• _SHORT TASK_
Make an exact transcription of the material, leaving out all images.

### PROVIDED MATERIAL

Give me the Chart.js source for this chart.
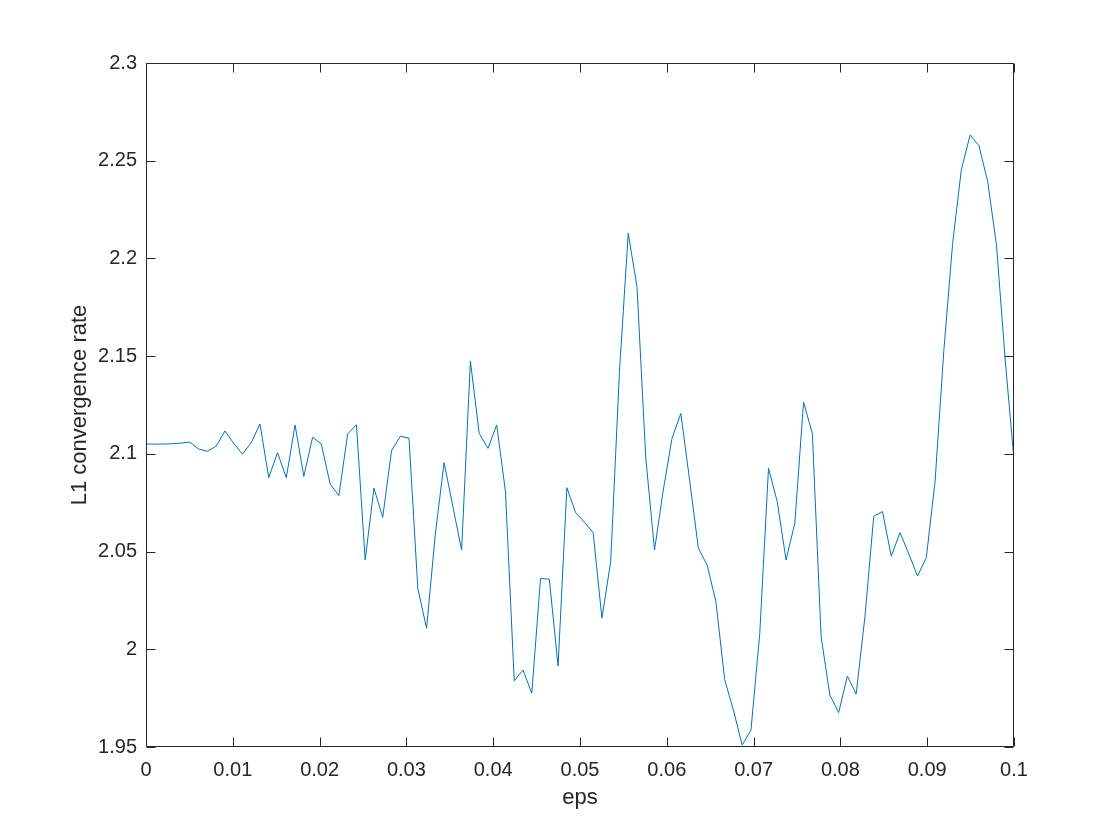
<!DOCTYPE html>
<html>
<head>
<meta charset="utf-8">
<script src="https://cdn.jsdelivr.net/npm/chart.js@4/dist/chart.umd.min.js"></script>
<style>
  html, body { margin: 0; padding: 0; background: #fff; }
  #wrap { width: 1120px; height: 840px; }
</style>
</head>
<body>
<div id="wrap"><canvas id="rateChart" width="1120" height="840"></canvas></div>
<script>
// eps grid: linspace(0, 0.1, 100)
const eps = Array.from({ length: 100 }, (_, i) => i * 0.1 / 99);

// L1 convergence rate
const rate = [
  2.105, 2.105, 2.105, 2.1052, 2.1055, 2.106, 2.1025, 2.1013, 2.1039, 2.1117,
  2.1054, 2.0998, 2.1057, 2.1153, 2.0878, 2.1006, 2.0878, 2.1148, 2.0885, 2.1085,
  2.105, 2.0846, 2.0786, 2.1102, 2.1149, 2.0457, 2.0825, 2.0675, 2.1015, 2.109,
  2.108, 2.0312, 2.0107, 2.059, 2.0955, 2.073, 2.0508, 2.1475, 2.1105, 2.1028,
  2.1148, 2.0806, 1.9839, 1.9894, 1.9775, 2.0362, 2.0359, 1.9914, 2.0827, 2.0699,
  2.065, 2.0597, 2.0159, 2.0448, 2.142, 2.2129, 2.1855, 2.098, 2.0508, 2.0815,
  2.108, 2.1207, 2.0866, 2.0517, 2.0431, 2.0244, 1.9845, 1.9688, 1.951, 1.9587,
  2.008, 2.0926, 2.0755, 2.0457, 2.0645, 2.1264, 2.1105, 2.0064, 1.9766, 1.9676,
  1.9863, 1.9771, 2.0167, 2.068, 2.0705, 2.0476, 2.0597, 2.0488, 2.0375, 2.0469,
  2.086, 2.153, 2.2077, 2.2456, 2.2632, 2.2577, 2.2393, 2.2069, 2.148, 2.0969
];

const xTicks = [0, 0.01, 0.02, 0.03, 0.04, 0.05, 0.06, 0.07, 0.08, 0.09, 0.1];
const yTicks = [1.95, 2, 2.05, 2.1, 2.15, 2.2, 2.25, 2.3];

const axisColor = '#262626';
const fontFamily = "'Liberation Sans', Arial, Helvetica, sans-serif";

// box round the axes with inward tick marks, like matlab
const boxTicks = {
  id: 'boxTicks',
  afterDraw(chart) {
    const { ctx, chartArea: a, scales: { x, y } } = chart;
    const L = Math.round(a.left) + 0.5, R = Math.round(a.right) - 0.5;
    const T = Math.round(a.top) + 0.5, B = Math.round(a.bottom) - 0.5;
    const len = 9;
    ctx.save();
    ctx.strokeStyle = axisColor;
    ctx.lineWidth = 1;
    ctx.beginPath();
    ctx.rect(L, T, R - L, B - T);
    xTicks.forEach(v => {
      const px = Math.round(x.getPixelForValue(v)) + 0.5;
      ctx.moveTo(px, B); ctx.lineTo(px, B - len);
      ctx.moveTo(px, T); ctx.lineTo(px, T + len);
    });
    yTicks.forEach(v => {
      const py = Math.round(y.getPixelForValue(v)) + 0.5;
      ctx.moveTo(L, py); ctx.lineTo(L + len, py);
      ctx.moveTo(R, py); ctx.lineTo(R - len, py);
    });
    ctx.stroke();
    ctx.restore();
  }
};

new Chart(document.getElementById('rateChart'), {
  type: 'line',
  data: {
    datasets: [{
      data: eps.map((e, i) => ({ x: e, y: rate[i] })),
      borderColor: '#0072BD',
      borderWidth: 1,
      pointRadius: 0,
      tension: 0,
      fill: false
    }]
  },
  options: {
    responsive: false,
    animation: false,
    events: [],
    layout: { padding: { left: 0, top: 63, right: 106, bottom: 0 } },
    plugins: { legend: { display: false }, tooltip: { enabled: false } },
    scales: {
      x: {
        type: 'linear',
        min: 0,
        max: 0.1,
        afterBuildTicks: s => { s.ticks = xTicks.map(v => ({ value: v })); },
        afterFit: s => { s.height = 93; },
        grid: { display: false, drawTicks: false },
        border: { display: false },
        ticks: {
          padding: 11,
          color: axisColor,
          font: { family: fontFamily, size: 20 },
          maxRotation: 0,
          autoSkip: false,
          callback: v => String(+v.toFixed(3))
        },
        title: {
          display: true,
          text: 'eps',
          color: axisColor,
          font: { family: fontFamily, size: 22 },
          padding: { top: 0, bottom: 29 }
        }
      },
      y: {
        type: 'linear',
        min: 1.95,
        max: 2.3,
        afterBuildTicks: s => { s.ticks = yTicks.map(v => ({ value: v })); },
        afterFit: s => { s.width = 146; },
        grid: { display: false, drawTicks: false },
        border: { display: false },
        ticks: {
          padding: 9,
          color: axisColor,
          font: { family: fontFamily, size: 20 },
          autoSkip: false,
          callback: v => String(+v.toFixed(2))
        },
        title: {
          display: true,
          text: 'L1 convergence rate',
          color: axisColor,
          font: { family: fontFamily, size: 22 },
          padding: { top: 67, bottom: 0 }
        }
      }
    }
  },
  plugins: [boxTicks]
});
</script>
</body>
</html>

######

• _TASK RESPONSE_
Give me the Chart.js source for this chart.
<!DOCTYPE html>
<html>
<head>
<meta charset="utf-8">
<script src="https://cdn.jsdelivr.net/npm/chart.js@4/dist/chart.umd.min.js"></script>
<style>
  html, body { margin: 0; padding: 0; background: #fff; }
  #wrap { width: 1120px; height: 840px; }
</style>
</head>
<body>
<div id="wrap"><canvas id="rateChart" width="1120" height="840"></canvas></div>
<script>
// eps grid: linspace(0, 0.1, 100)
const eps = Array.from({ length: 100 }, (_, i) => i * 0.1 / 99);

// L1 convergence rate
const rate = [
  2.105, 2.105, 2.105, 2.1052, 2.1055, 2.106, 2.1025, 2.1013, 2.1039, 2.1117,
  2.1054, 2.0998, 2.1057, 2.1153, 2.0878, 2.1006, 2.0878, 2.1148, 2.0885, 2.1085,
  2.105, 2.0846, 2.0786, 2.1102, 2.1149, 2.0457, 2.0825, 2.0675, 2.1015, 2.109,
  2.108, 2.0312, 2.0107, 2.059, 2.0955, 2.073, 2.0508, 2.1475, 2.1105, 2.1028,
  2.1148, 2.0806, 1.9839, 1.9894, 1.9775, 2.0362, 2.0359, 1.9914, 2.0827, 2.0699,
  2.065, 2.0597, 2.0159, 2.0448, 2.142, 2.2129, 2.1855, 2.098, 2.0508, 2.0815,
  2.108, 2.1207, 2.0866, 2.0517, 2.0431, 2.0244, 1.9845, 1.9688, 1.951, 1.9587,
  2.008, 2.0926, 2.0755, 2.0457, 2.0645, 2.1264, 2.1105, 2.0064, 1.9766, 1.9676,
  1.9863, 1.9771, 2.0167, 2.068, 2.0705, 2.0476, 2.0597, 2.0488, 2.0375, 2.0469,
  2.086, 2.153, 2.2077, 2.2456, 2.2632, 2.2577, 2.2393, 2.2069, 2.148, 2.0969
];

const xTicks = [0, 0.01, 0.02, 0.03, 0.04, 0.05, 0.06, 0.07, 0.08, 0.09, 0.1];
const yTicks = [1.95, 2, 2.05, 2.1, 2.15, 2.2, 2.25, 2.3];

const axisColor = '#262626';
const fontFamily = "'Liberation Sans', Arial, Helvetica, sans-serif";

// box round the axes with inward tick marks, like matlab
const boxTicks = {
  id: 'boxTicks',
  afterDraw(chart) {
    const { ctx, chartArea: a, scales: { x, y } } = chart;
    const L = Math.round(a.left) + 0.5, R = Math.round(a.right) - 0.5;
    const T = Math.round(a.top) + 0.5, B = Math.round(a.bottom) - 0.5;
    const len = 9;
    ctx.save();
    ctx.strokeStyle = axisColor;
    ctx.lineWidth = 1;
    ctx.beginPath();
    ctx.rect(L, T, R - L, B - T);
    xTicks.forEach(v => {
      const px = Math.round(x.getPixelForValue(v)) + 0.5;
      ctx.moveTo(px, B); ctx.lineTo(px, B - len);
      ctx.moveTo(px, T); ctx.lineTo(px, T + len);
    });
    yTicks.forEach(v => {
      const py = Math.round(y.getPixelForValue(v)) + 0.5;
      ctx.moveTo(L, py); ctx.lineTo(L + len, py);
      ctx.moveTo(R, py); ctx.lineTo(R - len, py);
    });
    ctx.stroke();
    ctx.restore();
  }
};

new Chart(document.getElementById('rateChart'), {
  type: 'line',
  data: {
    datasets: [{
      data: eps.map((e, i) => ({ x: e, y: rate[i] })),
      borderColor: '#0072BD',
      borderWidth: 1,
      pointRadius: 0,
      tension: 0,
      fill: false
    }]
  },
  options: {
    responsive: false,
    animation: false,
    events: [],
    layout: { padding: { left: 0, top: 63, right: 106, bottom: 0 } },
    plugins: { legend: { display: false }, tooltip: { enabled: false } },
    scales: {
      x: {
        type: 'linear',
        min: 0,
        max: 0.1,
        afterBuildTicks: s => { s.ticks = xTicks.map(v => ({ value: v })); },
        afterFit: s => { s.height = 93; },
        grid: { display: false, drawTicks: false },
        border: { display: false },
        ticks: {
          padding: 11,
          color: axisColor,
          font: { family: fontFamily, size: 20 },
          maxRotation: 0,
          autoSkip: false,
          callback: v => String(+v.toFixed(3))
        },
        title: {
          display: true,
          text: 'eps',
          color: axisColor,
          font: { family: fontFamily, size: 22 },
          padding: { top: 0, bottom: 29 }
        }
      },
      y: {
        type: 'linear',
        min: 1.95,
        max: 2.3,
        afterBuildTicks: s => { s.ticks = yTicks.map(v => ({ value: v })); },
        afterFit: s => { s.width = 146; },
        grid: { display: false, drawTicks: false },
        border: { display: false },
        ticks: {
          padding: 9,
          color: axisColor,
          font: { family: fontFamily, size: 20 },
          autoSkip: false,
          callback: v => String(+v.toFixed(2))
        },
        title: {
          display: true,
          text: 'L1 convergence rate',
          color: axisColor,
          font: { family: fontFamily, size: 22 },
          padding: { top: 67, bottom: 0 }
        }
      }
    }
  },
  plugins: [boxTicks]
});
</script>
</body>
</html>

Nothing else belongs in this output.